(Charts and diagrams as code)
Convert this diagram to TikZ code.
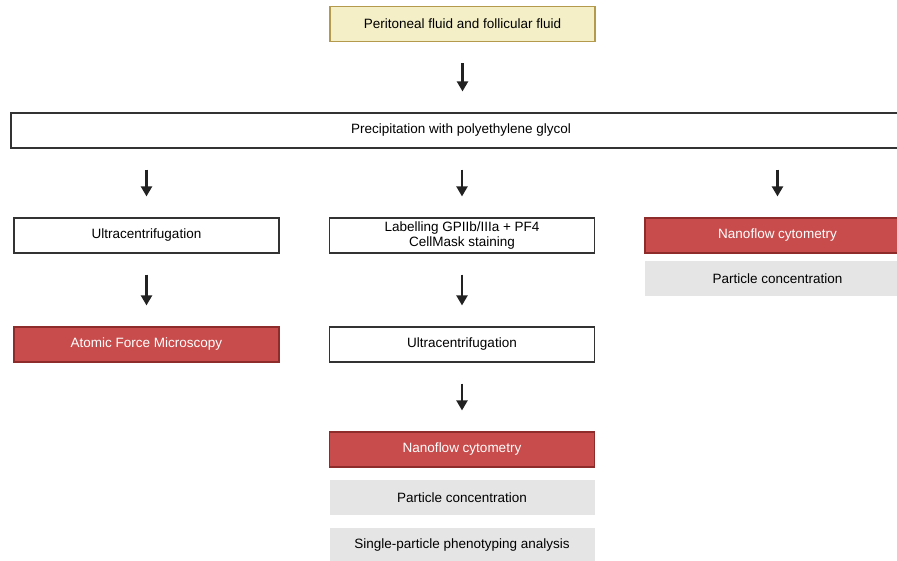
\documentclass[tikz,border=0pt]{standalone}
\usepackage{fontspec}
\setmainfont{Liberation Sans}
\usetikzlibrary{arrows.meta}
\definecolor{yfill}{HTML}{F4EFC6}
\definecolor{ydraw}{HTML}{B39A4C}
\definecolor{rfill}{HTML}{C94C4C}
\definecolor{rdraw}{HTML}{8E2B2B}
\definecolor{gfill}{HTML}{E5E5E5}
\definecolor{bdraw}{HTML}{333333}
\definecolor{arr}{HTML}{222222}
\begin{document}
\begin{tikzpicture}[x=1pt,y=-1pt,
  box/.style={rectangle, minimum width=265pt, minimum height=35pt, inner sep=0pt, align=center, font=\fontsize{13.5}{15}\selectfont},
  whitebox/.style={box, draw=bdraw, line width=1.2pt, fill=white},
  yellowbox/.style={box, draw=ydraw, line width=1.2pt, fill=yfill},
  redbox/.style={box, draw=rdraw, line width=1.2pt, fill=rfill, text=white},
  greybox/.style={box, fill=gfill},
  flow/.style={draw=arr, line width=2.2pt, -{Triangle[width=11pt,length=10pt]}, shorten <=21pt, shorten >=21pt}]
\useasboundingbox (0,0) rectangle (897,560);
\clip (0,0) rectangle (897,560);
\node[yellowbox] (src) at (462.5,24) {Peritoneal fluid and follicular fluid};
\node[whitebox, minimum width=900pt] (peg) at (461,130.5) {Precipitation with polyethylene glycol};
\node[whitebox] (uc1) at (146.5,235.5) {Ultracentrifugation};
\node[whitebox] (lab) at (462,235.5) {Labelling GPIIb/IIIa + PF4\\CellMask staining};
\node[redbox] (nfc1) at (777.5,235.5) {Nanoflow cytometry};
\node[greybox] (pc1) at (777.5,278.5) {Particle concentration};
\node[redbox] (afm) at (146.5,344.5) {Atomic Force Microscopy};
\node[whitebox] (uc2) at (462,344.5) {Ultracentrifugation};
\node[redbox] (nfc2) at (462,449.5) {Nanoflow cytometry};
\node[greybox] (pc2) at (462,497.5) {Particle concentration};
\node[greybox] (spa) at (462,545.5) {Single-particle phenotyping analysis};
\draw[flow] (src.south) -- (src.south |- peg.north);
\draw[flow] (uc1.north |- peg.south) -- (uc1.north);
\draw[flow] (lab.north |- peg.south) -- (lab.north);
\draw[flow] (nfc1.north |- peg.south) -- (nfc1.north);
\draw[flow] (uc1.south) -- (afm.north);
\draw[flow] (lab.south) -- (uc2.north);
\draw[flow] (uc2.south) -- (nfc2.north);
\end{tikzpicture}
\end{document}
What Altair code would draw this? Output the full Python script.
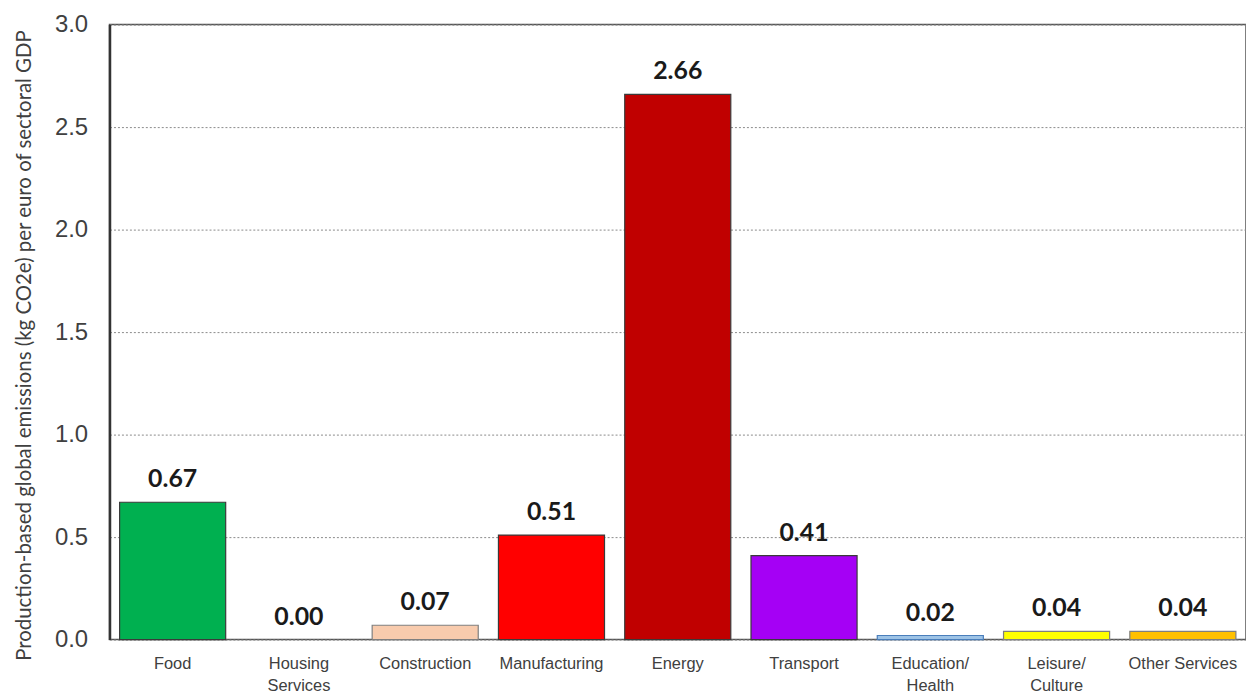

## WRITTEN PROBLEM:
Scan the material line by line and report each one that contains "this".

## OUTPUT OF THE TASK:
Convert this diagram to TikZ code.
What Altair code would draw this? Output the full Python script.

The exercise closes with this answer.